- Records supplied:

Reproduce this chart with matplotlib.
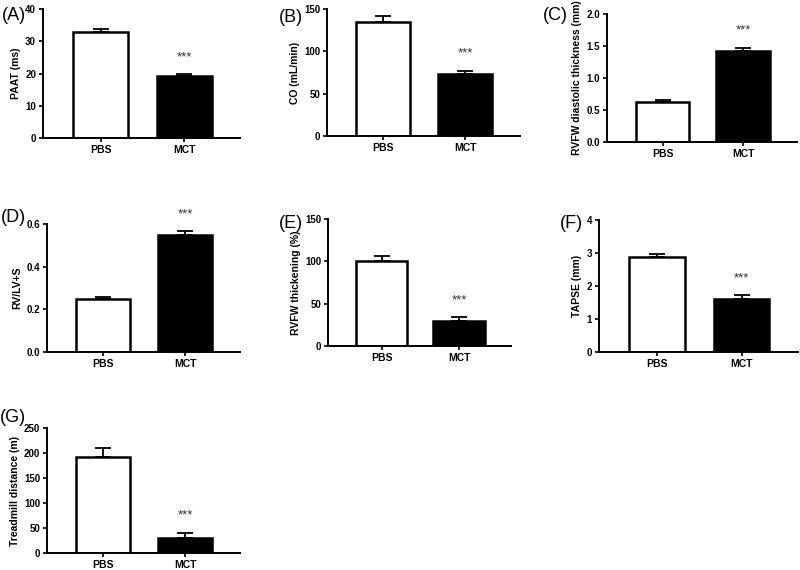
import numpy as np
import matplotlib.pyplot as plt

plt.rcParams['font.family'] = ['Liberation Sans', 'DejaVu Sans']

groups = ['PBS', 'MCT']
panels = ['(A)', '(B)', '(C)', '(D)', '(E)', '(F)', '(G)']
ylabels = ['PAAT (ms)', 'CO (mL/min)', 'RVFW diastolic thickness (mm)',
           'RV/LV+S', 'RVFW thickening (%)', 'TAPSE (mm)',
           'Treadmill distance (m)']
means = [[33.0, 19.2], [135, 73], [0.62, 1.42], [0.25, 0.55],
         [100, 30], [2.87, 1.62], [192, 31]]
sems = [[0.9, 0.6], [7, 4], [0.03, 0.05], [0.01, 0.015],
        [6, 4], [0.10, 0.10], [18, 9]]
yticks = [[0, 10, 20, 30, 40], [0, 50, 100, 150],
          [0.0, 0.5, 1.0, 1.5, 2.0], [0.0, 0.2, 0.4, 0.6],
          [0, 50, 100, 150], [0, 1, 2, 3, 4],
          [0, 50, 100, 150, 200, 250]]
ytick_fmt = ['%d', '%d', '%.1f', '%.1f', '%d', '%d', '%d']

# axes boxes in pixels: left, right, top, bottom
boxes = [(43, 240, 9, 138), (327, 520, 9, 136), (607, 797, 14, 142),
         (47, 240, 224, 352), (328, 511, 219, 346), (599, 798, 220, 352),
         (47, 240, 428, 553)]
label_pos = [(26, 15), (303, 17), (568, 15), (26, 217), (303, 223),
             (583, 223), (26, 418)]

W, H = 800, 570
fig = plt.figure(figsize=(W / 100, H / 100), dpi=100)

for i in range(7):
    l, r, t, b = boxes[i]
    ax = fig.add_axes([l / W, 1 - b / H, (r - l) / W, (b - t) / H])
    x = np.arange(2)
    ax.bar(x, means[i], width=0.66, color=['white', 'black'],
           edgecolor='black', linewidth=1.8, zorder=2)
    ax.errorbar(x, means[i], yerr=[[0, 0], sems[i]], fmt='none',
                ecolor='black', elinewidth=1.3, capsize=6, capthick=1.3,
                zorder=3)
    ax.annotate('***', (1, means[i][1] + sems[i][1]), xytext=(0, 8),
                textcoords='offset points', ha='center', va='bottom',
                fontsize=9.5, color='#333333')
    ax.set_xlim(-0.69, 1.67)
    ax.set_ylim(yticks[i][0], yticks[i][-1])
    ax.set_yticks(yticks[i])
    ax.set_yticklabels([ytick_fmt[i] % v for v in yticks[i]],
                       fontsize=7, fontweight='bold')
    ax.set_xticks(x)
    ax.set_xticklabels(groups, fontsize=7.5, fontweight='bold')
    ax.set_ylabel(ylabels[i], fontsize=7.5, fontweight='bold', labelpad=3)
    for s in ['top', 'right']:
        ax.spines[s].set_visible(False)
    for s in ['left', 'bottom']:
        ax.spines[s].set_linewidth(1.4)
    ax.tick_params(direction='out', length=3, width=1.2, pad=2)
    fig.text(label_pos[i][0] / W, 1 - label_pos[i][1] / H, panels[i],
             ha='right', va='center', fontsize=13)

fig.savefig('out.png', dpi=100)
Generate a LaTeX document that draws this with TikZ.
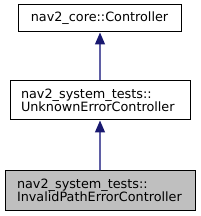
\documentclass[tikz,border=0pt]{standalone}
\usepackage{fontspec}
\usepackage{tikz}
\usetikzlibrary{arrows.meta,positioning}
\newfontfamily\dvsans{DejaVu Sans}
\definecolor{edgeblue}{RGB}{95,95,165}
\definecolor{headblue}{RGB}{25,25,112}
\definecolor{softgray}{RGB}{191,191,191}
\tikzset{
  block/.style={rectangle, draw=black, line width=0.75pt, fill=white,
                inner sep=0pt, font=\dvsans\fontsize{9.6}{9.75}\selectfont},
  blockone/.style={block, minimum width=122.25pt, minimum height=20.25pt, align=center},
  blocktwo/.style={block, minimum height=29.25pt, align=left},
  blockgray/.style={blocktwo, fill=softgray},
  arrow/.style={{Triangle[length=9pt, width=7.5pt, fill=headblue, color=headblue]}-,
                line width=0.9pt, edgeblue},
}
\begin{document}
\begin{tikzpicture}[x=0.75pt, y=-0.75pt]
\useasboundingbox (0,0) rectangle (200,216);
\node[blockone] (base) at (99.5,18.5) {nav2\_core::Controller};
\node[blocktwo, minimum width=135pt, text width=118.5pt] (unknown) at (100,100.5)
  {nav2\_system\_tests::\\UnknownErrorController};
\node[blockgray, minimum width=142.5pt, minimum height=30pt, text width=124.5pt] (invalid) at (100,190)
  {nav2\_system\_tests::\\InvalidPathErrorController};
\foreach \a/\b in {base/unknown, unknown/invalid}
  \draw[arrow] (\a.south -| 100,0) -- (\b.north -| 100,0);
\end{tikzpicture}
\end{document}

- Written request:
The data above needs to be retyped exactly, with the images left out.

- Complete response:
Reproduce this chart with matplotlib.
import numpy as np
import matplotlib.pyplot as plt

plt.rcParams['font.family'] = ['Liberation Sans', 'DejaVu Sans']

groups = ['PBS', 'MCT']
panels = ['(A)', '(B)', '(C)', '(D)', '(E)', '(F)', '(G)']
ylabels = ['PAAT (ms)', 'CO (mL/min)', 'RVFW diastolic thickness (mm)',
           'RV/LV+S', 'RVFW thickening (%)', 'TAPSE (mm)',
           'Treadmill distance (m)']
means = [[33.0, 19.2], [135, 73], [0.62, 1.42], [0.25, 0.55],
         [100, 30], [2.87, 1.62], [192, 31]]
sems = [[0.9, 0.6], [7, 4], [0.03, 0.05], [0.01, 0.015],
        [6, 4], [0.10, 0.10], [18, 9]]
yticks = [[0, 10, 20, 30, 40], [0, 50, 100, 150],
          [0.0, 0.5, 1.0, 1.5, 2.0], [0.0, 0.2, 0.4, 0.6],
          [0, 50, 100, 150], [0, 1, 2, 3, 4],
          [0, 50, 100, 150, 200, 250]]
ytick_fmt = ['%d', '%d', '%.1f', '%.1f', '%d', '%d', '%d']

# axes boxes in pixels: left, right, top, bottom
boxes = [(43, 240, 9, 138), (327, 520, 9, 136), (607, 797, 14, 142),
         (47, 240, 224, 352), (328, 511, 219, 346), (599, 798, 220, 352),
         (47, 240, 428, 553)]
label_pos = [(26, 15), (303, 17), (568, 15), (26, 217), (303, 223),
             (583, 223), (26, 418)]

W, H = 800, 570
fig = plt.figure(figsize=(W / 100, H / 100), dpi=100)

for i in range(7):
    l, r, t, b = boxes[i]
    ax = fig.add_axes([l / W, 1 - b / H, (r - l) / W, (b - t) / H])
    x = np.arange(2)
    ax.bar(x, means[i], width=0.66, color=['white', 'black'],
           edgecolor='black', linewidth=1.8, zorder=2)
    ax.errorbar(x, means[i], yerr=[[0, 0], sems[i]], fmt='none',
                ecolor='black', elinewidth=1.3, capsize=6, capthick=1.3,
                zorder=3)
    ax.annotate('***', (1, means[i][1] + sems[i][1]), xytext=(0, 8),
                textcoords='offset points', ha='center', va='bottom',
                fontsize=9.5, color='#333333')
    ax.set_xlim(-0.69, 1.67)
    ax.set_ylim(yticks[i][0], yticks[i][-1])
    ax.set_yticks(yticks[i])
    ax.set_yticklabels([ytick_fmt[i] % v for v in yticks[i]],
                       fontsize=7, fontweight='bold')
    ax.set_xticks(x)
    ax.set_xticklabels(groups, fontsize=7.5, fontweight='bold')
    ax.set_ylabel(ylabels[i], fontsize=7.5, fontweight='bold', labelpad=3)
    for s in ['top', 'right']:
        ax.spines[s].set_visible(False)
    for s in ['left', 'bottom']:
        ax.spines[s].set_linewidth(1.4)
    ax.tick_params(direction='out', length=3, width=1.2, pad=2)
    fig.text(label_pos[i][0] / W, 1 - label_pos[i][1] / H, panels[i],
             ha='right', va='center', fontsize=13)

fig.savefig('out.png', dpi=100)
Generate a LaTeX document that draws this with TikZ.
\documentclass[tikz,border=0pt]{standalone}
\usepackage{fontspec}
\usepackage{tikz}
\usetikzlibrary{arrows.meta,positioning}
\newfontfamily\dvsans{DejaVu Sans}
\definecolor{edgeblue}{RGB}{95,95,165}
\definecolor{headblue}{RGB}{25,25,112}
\definecolor{softgray}{RGB}{191,191,191}
\tikzset{
  block/.style={rectangle, draw=black, line width=0.75pt, fill=white,
                inner sep=0pt, font=\dvsans\fontsize{9.6}{9.75}\selectfont},
  blockone/.style={block, minimum width=122.25pt, minimum height=20.25pt, align=center},
  blocktwo/.style={block, minimum height=29.25pt, align=left},
  blockgray/.style={blocktwo, fill=softgray},
  arrow/.style={{Triangle[length=9pt, width=7.5pt, fill=headblue, color=headblue]}-,
                line width=0.9pt, edgeblue},
}
\begin{document}
\begin{tikzpicture}[x=0.75pt, y=-0.75pt]
\useasboundingbox (0,0) rectangle (200,216);
\node[blockone] (base) at (99.5,18.5) {nav2\_core::Controller};
\node[blocktwo, minimum width=135pt, text width=118.5pt] (unknown) at (100,100.5)
  {nav2\_system\_tests::\\UnknownErrorController};
\node[blockgray, minimum width=142.5pt, minimum height=30pt, text width=124.5pt] (invalid) at (100,190)
  {nav2\_system\_tests::\\InvalidPathErrorController};
\foreach \a/\b in {base/unknown, unknown/invalid}
  \draw[arrow] (\a.south -| 100,0) -- (\b.north -| 100,0);
\end{tikzpicture}
\end{document}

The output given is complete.